Two minutes NLP — Visualizing Seq2seq Models with Attention

Seq2seq, RNN, encoder-decoder, and Attention

Published in

NLPlanet

4 min readDec 17, 2021

Example decoding steps of two seq2seq models with and without attention. Image by the author.

A sequence-to-sequence model (also known as seq2seq) is a deep learning model that takes as input a sequence of items, such as words, and outputs another sequence of items. Sequence-to-sequence models achieved a lot of success in tasks like machine translation, text summarization, and image captioning.

Under the hood, these models are composed of an encoder and a decoder, which usually are both recurrent neural networks (RNN).

The encoder processes each item in the input sequence and encloses the information it captures into a vector, called context vector. After processing the entire input, the encoder sends the context vector over to the decoder, which begins producing the output sequence item by item.

Seq2seq models without Attention

Consider a seq2seq model that translates the sentence “Where is Wally” to its Italian counterpart “Dove è Wally”.

Encoder-decoder architecture.
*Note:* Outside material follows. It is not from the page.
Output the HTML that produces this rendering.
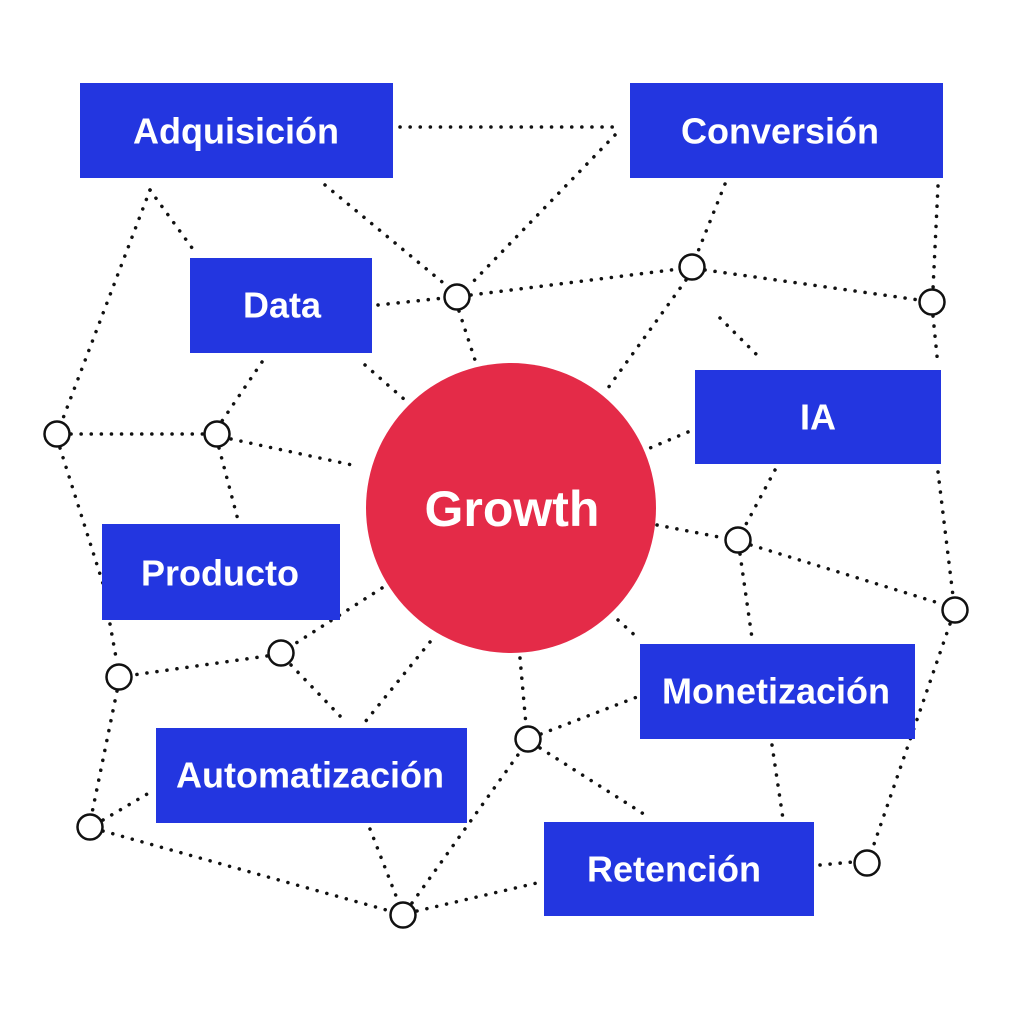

Image by the author.

An RNN takes two inputs at each time step: an item (such as one word from the input sentence), and a hidden state. The output is a new hidden state.

The first step of encoding with an encoder-decoder architecture. Image by the author.

This is how the encoder processes the whole input sequence and produces the final context vector.

Steps of encoding with an encoder-decoder architecture. Image by the author.

Similar to the encoder, the decoder accepts a word as input and a hidden state. The context vector produced by the encoder is used as the initial hidden state of the decoder. To start producing output, we pass a <START> token to the decoder as the first input word.

The first step of decoding with an encoder-decoder architecture. Image by the author.

The decoder then updates its hidden state and produces the first output word, which will be used as the next input word for the decoder. The process of decoding stops when the decoder outputs the <END> token.

Steps of decoding with an encoder-decoder architecture. Image by the author.

If the context vector represents a good summary of the entire input sequence, then the decoder should be able to produce a good-quality output accordingly.

However, empirical experience shows that a fixed-length context vector is not able to remember long input sequences, as it tends to forget the earlier parts of the sequence. The attention mechanism was born to resolve this problem.

Seq2seq models with Attention

A solution was proposed in the papers “Neural Machine Translation by Jointly Learning to Align and Translate” and “Effective Approaches to Attention-based Neural Machine Translation”. These papers introduced and refined a technique called “Attention”, which allows the model to focus on the relevant parts of the input sequence as needed.

An attention model has two main differences from classical seq2seq models. First, the encoder passes all the hidden states to the decoder, instead of passing only the last hidden state.

Steps of encoding with an encoder-decoder architecture with attention. Image by the author.

Second, the decoder accepts both an initial hidden state and all the hidden states produced by the encoder. All this information is then used to produce an output word and a new hidden state.

The first step of decoding with an encoder-decoder architecture with attention. Image by the author.

At the next step, the decoder utilizes the hidden state and the word produced by the decoder at the previous step, along with all the hidden states produced by the encoder.

A sample second step of decoding with an encoder-decoder architecture with attention. Image by the author.

But how does the decoder use the context vectors, as their amount depends on the length of the input sequence?

It does so through a mechanism called attention.

Attention produces a single fixed-size context vector from all the encoder context vectors (often with a weighted sum). The weight of each context depends on the input word that the decoder is accepting at the moment, and represents the “attention” that must be given to that context when processing such input word.

Typically, the resulting vector is then concatenated with the hidden state produced by the decoder RNN, which passes through a feed-forward neural network to produce the output word.